--- START Dataset extract ---

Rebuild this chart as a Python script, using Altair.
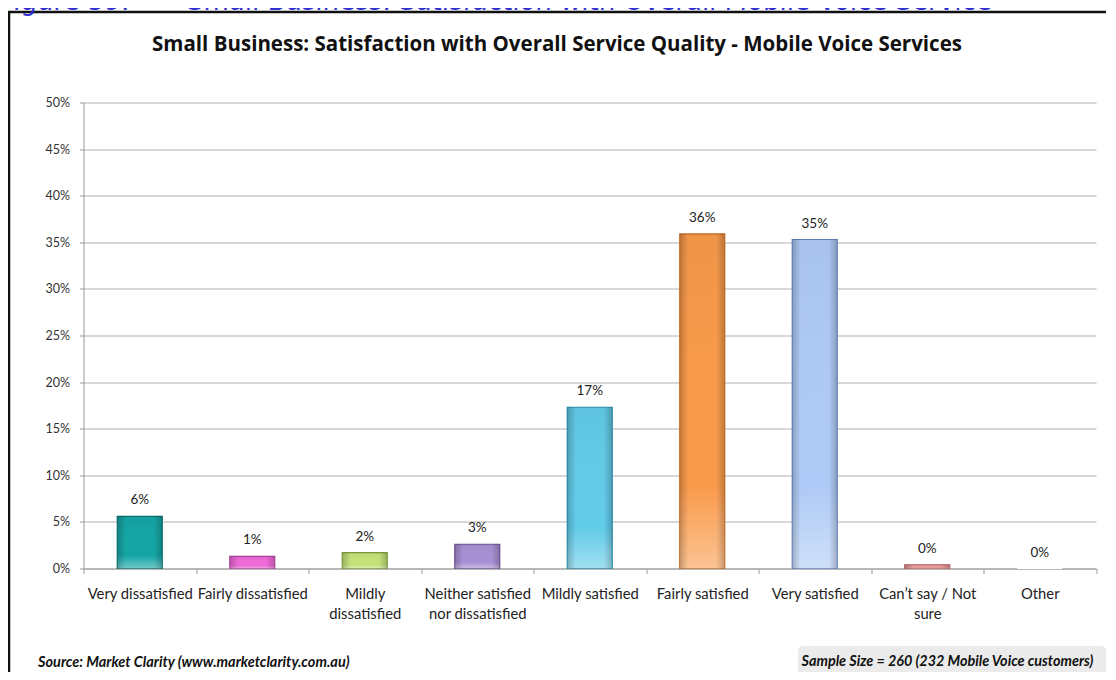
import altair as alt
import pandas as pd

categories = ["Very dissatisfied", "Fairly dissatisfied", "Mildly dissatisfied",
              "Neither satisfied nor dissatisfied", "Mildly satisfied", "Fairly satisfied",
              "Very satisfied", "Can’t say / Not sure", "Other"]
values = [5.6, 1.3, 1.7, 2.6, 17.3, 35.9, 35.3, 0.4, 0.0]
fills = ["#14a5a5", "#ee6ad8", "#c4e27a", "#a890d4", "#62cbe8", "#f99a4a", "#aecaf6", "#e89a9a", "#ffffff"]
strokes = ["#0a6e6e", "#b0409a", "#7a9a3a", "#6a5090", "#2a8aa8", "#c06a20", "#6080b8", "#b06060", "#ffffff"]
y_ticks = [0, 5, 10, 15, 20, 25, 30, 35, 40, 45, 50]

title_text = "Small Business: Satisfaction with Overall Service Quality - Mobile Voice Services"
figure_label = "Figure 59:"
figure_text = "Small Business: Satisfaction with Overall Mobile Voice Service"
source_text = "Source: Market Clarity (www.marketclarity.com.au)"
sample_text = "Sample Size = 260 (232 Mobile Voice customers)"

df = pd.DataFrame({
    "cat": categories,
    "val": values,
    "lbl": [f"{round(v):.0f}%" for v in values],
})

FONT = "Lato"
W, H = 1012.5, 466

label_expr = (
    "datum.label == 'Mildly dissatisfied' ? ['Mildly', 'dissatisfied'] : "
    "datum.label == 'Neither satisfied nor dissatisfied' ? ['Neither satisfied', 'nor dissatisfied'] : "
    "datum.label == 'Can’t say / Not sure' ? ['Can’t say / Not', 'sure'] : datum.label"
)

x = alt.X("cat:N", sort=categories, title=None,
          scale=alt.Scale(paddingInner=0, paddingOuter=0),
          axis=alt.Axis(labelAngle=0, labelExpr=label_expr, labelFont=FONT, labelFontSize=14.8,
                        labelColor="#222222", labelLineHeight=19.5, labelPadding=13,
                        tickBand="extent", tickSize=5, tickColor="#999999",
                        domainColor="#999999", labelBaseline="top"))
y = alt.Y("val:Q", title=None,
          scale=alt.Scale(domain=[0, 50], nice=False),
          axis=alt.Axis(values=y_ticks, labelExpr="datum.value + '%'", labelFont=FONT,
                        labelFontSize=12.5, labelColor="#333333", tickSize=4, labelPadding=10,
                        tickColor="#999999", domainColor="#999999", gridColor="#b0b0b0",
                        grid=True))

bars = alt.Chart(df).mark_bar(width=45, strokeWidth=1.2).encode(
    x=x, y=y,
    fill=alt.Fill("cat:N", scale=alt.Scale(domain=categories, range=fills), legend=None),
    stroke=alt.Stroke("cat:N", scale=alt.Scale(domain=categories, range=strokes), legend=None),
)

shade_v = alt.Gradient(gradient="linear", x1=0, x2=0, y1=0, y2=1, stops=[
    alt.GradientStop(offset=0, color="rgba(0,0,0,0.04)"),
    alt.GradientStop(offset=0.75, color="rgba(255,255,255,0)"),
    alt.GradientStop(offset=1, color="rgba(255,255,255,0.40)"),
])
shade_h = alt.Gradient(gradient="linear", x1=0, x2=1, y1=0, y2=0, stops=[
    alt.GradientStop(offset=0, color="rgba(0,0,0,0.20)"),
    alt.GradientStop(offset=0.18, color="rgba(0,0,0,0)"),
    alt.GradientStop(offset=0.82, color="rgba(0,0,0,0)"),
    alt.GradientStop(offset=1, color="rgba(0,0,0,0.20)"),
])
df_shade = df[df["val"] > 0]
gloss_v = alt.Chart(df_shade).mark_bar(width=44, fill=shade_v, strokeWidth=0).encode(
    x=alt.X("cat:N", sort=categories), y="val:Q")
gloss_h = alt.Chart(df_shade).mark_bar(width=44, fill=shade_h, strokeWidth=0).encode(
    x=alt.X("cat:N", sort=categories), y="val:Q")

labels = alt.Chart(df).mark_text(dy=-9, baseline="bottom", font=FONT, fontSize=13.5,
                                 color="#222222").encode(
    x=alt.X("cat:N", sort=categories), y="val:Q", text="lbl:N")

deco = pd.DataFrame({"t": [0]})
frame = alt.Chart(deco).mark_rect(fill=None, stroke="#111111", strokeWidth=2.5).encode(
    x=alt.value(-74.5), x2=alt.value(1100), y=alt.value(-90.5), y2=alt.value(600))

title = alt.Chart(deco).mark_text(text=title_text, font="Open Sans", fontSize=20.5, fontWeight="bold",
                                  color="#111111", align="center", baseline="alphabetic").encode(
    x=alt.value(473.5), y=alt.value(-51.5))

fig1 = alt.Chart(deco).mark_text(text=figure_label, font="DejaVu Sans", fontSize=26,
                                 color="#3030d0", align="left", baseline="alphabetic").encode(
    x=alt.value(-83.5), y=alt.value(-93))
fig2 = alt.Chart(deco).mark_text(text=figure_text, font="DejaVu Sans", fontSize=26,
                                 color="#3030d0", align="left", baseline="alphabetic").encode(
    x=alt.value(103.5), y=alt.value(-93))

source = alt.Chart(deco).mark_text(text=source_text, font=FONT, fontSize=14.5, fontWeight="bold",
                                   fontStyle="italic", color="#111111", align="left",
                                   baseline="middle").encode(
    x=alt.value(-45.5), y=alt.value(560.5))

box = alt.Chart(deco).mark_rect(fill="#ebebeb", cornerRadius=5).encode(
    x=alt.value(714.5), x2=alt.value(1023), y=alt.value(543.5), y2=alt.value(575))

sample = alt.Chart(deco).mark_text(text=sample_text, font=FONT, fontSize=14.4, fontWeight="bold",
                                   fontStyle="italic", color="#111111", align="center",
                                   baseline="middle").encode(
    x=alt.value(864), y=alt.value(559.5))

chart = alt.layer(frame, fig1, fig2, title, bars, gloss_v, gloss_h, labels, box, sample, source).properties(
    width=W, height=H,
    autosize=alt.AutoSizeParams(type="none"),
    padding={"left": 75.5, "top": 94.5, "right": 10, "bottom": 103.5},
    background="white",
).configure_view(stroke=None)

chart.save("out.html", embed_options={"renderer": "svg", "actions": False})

--- END Dataset extract ---

(Exercise goal):
Reproduce the data word for word, excluding its pictures.

(The response):
Rebuild this chart as a Python script, using Altair.
import altair as alt
import pandas as pd

categories = ["Very dissatisfied", "Fairly dissatisfied", "Mildly dissatisfied",
              "Neither satisfied nor dissatisfied", "Mildly satisfied", "Fairly satisfied",
              "Very satisfied", "Can’t say / Not sure", "Other"]
values = [5.6, 1.3, 1.7, 2.6, 17.3, 35.9, 35.3, 0.4, 0.0]
fills = ["#14a5a5", "#ee6ad8", "#c4e27a", "#a890d4", "#62cbe8", "#f99a4a", "#aecaf6", "#e89a9a", "#ffffff"]
strokes = ["#0a6e6e", "#b0409a", "#7a9a3a", "#6a5090", "#2a8aa8", "#c06a20", "#6080b8", "#b06060", "#ffffff"]
y_ticks = [0, 5, 10, 15, 20, 25, 30, 35, 40, 45, 50]

title_text = "Small Business: Satisfaction with Overall Service Quality - Mobile Voice Services"
figure_label = "Figure 59:"
figure_text = "Small Business: Satisfaction with Overall Mobile Voice Service"
source_text = "Source: Market Clarity (www.marketclarity.com.au)"
sample_text = "Sample Size = 260 (232 Mobile Voice customers)"

df = pd.DataFrame({
    "cat": categories,
    "val": values,
    "lbl": [f"{round(v):.0f}%" for v in values],
})

FONT = "Lato"
W, H = 1012.5, 466

label_expr = (
    "datum.label == 'Mildly dissatisfied' ? ['Mildly', 'dissatisfied'] : "
    "datum.label == 'Neither satisfied nor dissatisfied' ? ['Neither satisfied', 'nor dissatisfied'] : "
    "datum.label == 'Can’t say / Not sure' ? ['Can’t say / Not', 'sure'] : datum.label"
)

x = alt.X("cat:N", sort=categories, title=None,
          scale=alt.Scale(paddingInner=0, paddingOuter=0),
          axis=alt.Axis(labelAngle=0, labelExpr=label_expr, labelFont=FONT, labelFontSize=14.8,
                        labelColor="#222222", labelLineHeight=19.5, labelPadding=13,
                        tickBand="extent", tickSize=5, tickColor="#999999",
                        domainColor="#999999", labelBaseline="top"))
y = alt.Y("val:Q", title=None,
          scale=alt.Scale(domain=[0, 50], nice=False),
          axis=alt.Axis(values=y_ticks, labelExpr="datum.value + '%'", labelFont=FONT,
                        labelFontSize=12.5, labelColor="#333333", tickSize=4, labelPadding=10,
                        tickColor="#999999", domainColor="#999999", gridColor="#b0b0b0",
                        grid=True))

bars = alt.Chart(df).mark_bar(width=45, strokeWidth=1.2).encode(
    x=x, y=y,
    fill=alt.Fill("cat:N", scale=alt.Scale(domain=categories, range=fills), legend=None),
    stroke=alt.Stroke("cat:N", scale=alt.Scale(domain=categories, range=strokes), legend=None),
)

shade_v = alt.Gradient(gradient="linear", x1=0, x2=0, y1=0, y2=1, stops=[
    alt.GradientStop(offset=0, color="rgba(0,0,0,0.04)"),
    alt.GradientStop(offset=0.75, color="rgba(255,255,255,0)"),
    alt.GradientStop(offset=1, color="rgba(255,255,255,0.40)"),
])
shade_h = alt.Gradient(gradient="linear", x1=0, x2=1, y1=0, y2=0, stops=[
    alt.GradientStop(offset=0, color="rgba(0,0,0,0.20)"),
    alt.GradientStop(offset=0.18, color="rgba(0,0,0,0)"),
    alt.GradientStop(offset=0.82, color="rgba(0,0,0,0)"),
    alt.GradientStop(offset=1, color="rgba(0,0,0,0.20)"),
])
df_shade = df[df["val"] > 0]
gloss_v = alt.Chart(df_shade).mark_bar(width=44, fill=shade_v, strokeWidth=0).encode(
    x=alt.X("cat:N", sort=categories), y="val:Q")
gloss_h = alt.Chart(df_shade).mark_bar(width=44, fill=shade_h, strokeWidth=0).encode(
    x=alt.X("cat:N", sort=categories), y="val:Q")

labels = alt.Chart(df).mark_text(dy=-9, baseline="bottom", font=FONT, fontSize=13.5,
                                 color="#222222").encode(
    x=alt.X("cat:N", sort=categories), y="val:Q", text="lbl:N")

deco = pd.DataFrame({"t": [0]})
frame = alt.Chart(deco).mark_rect(fill=None, stroke="#111111", strokeWidth=2.5).encode(
    x=alt.value(-74.5), x2=alt.value(1100), y=alt.value(-90.5), y2=alt.value(600))

title = alt.Chart(deco).mark_text(text=title_text, font="Open Sans", fontSize=20.5, fontWeight="bold",
                                  color="#111111", align="center", baseline="alphabetic").encode(
    x=alt.value(473.5), y=alt.value(-51.5))

fig1 = alt.Chart(deco).mark_text(text=figure_label, font="DejaVu Sans", fontSize=26,
                                 color="#3030d0", align="left", baseline="alphabetic").encode(
    x=alt.value(-83.5), y=alt.value(-93))
fig2 = alt.Chart(deco).mark_text(text=figure_text, font="DejaVu Sans", fontSize=26,
                                 color="#3030d0", align="left", baseline="alphabetic").encode(
    x=alt.value(103.5), y=alt.value(-93))

source = alt.Chart(deco).mark_text(text=source_text, font=FONT, fontSize=14.5, fontWeight="bold",
                                   fontStyle="italic", color="#111111", align="left",
                                   baseline="middle").encode(
    x=alt.value(-45.5), y=alt.value(560.5))

box = alt.Chart(deco).mark_rect(fill="#ebebeb", cornerRadius=5).encode(
    x=alt.value(714.5), x2=alt.value(1023), y=alt.value(543.5), y2=alt.value(575))

sample = alt.Chart(deco).mark_text(text=sample_text, font=FONT, fontSize=14.4, fontWeight="bold",
                                   fontStyle="italic", color="#111111", align="center",
                                   baseline="middle").encode(
    x=alt.value(864), y=alt.value(559.5))

chart = alt.layer(frame, fig1, fig2, title, bars, gloss_v, gloss_h, labels, box, sample, source).properties(
    width=W, height=H,
    autosize=alt.AutoSizeParams(type="none"),
    padding={"left": 75.5, "top": 94.5, "right": 10, "bottom": 103.5},
    background="white",
).configure_view(stroke=None)

chart.save("out.html", embed_options={"renderer": "svg", "actions": False})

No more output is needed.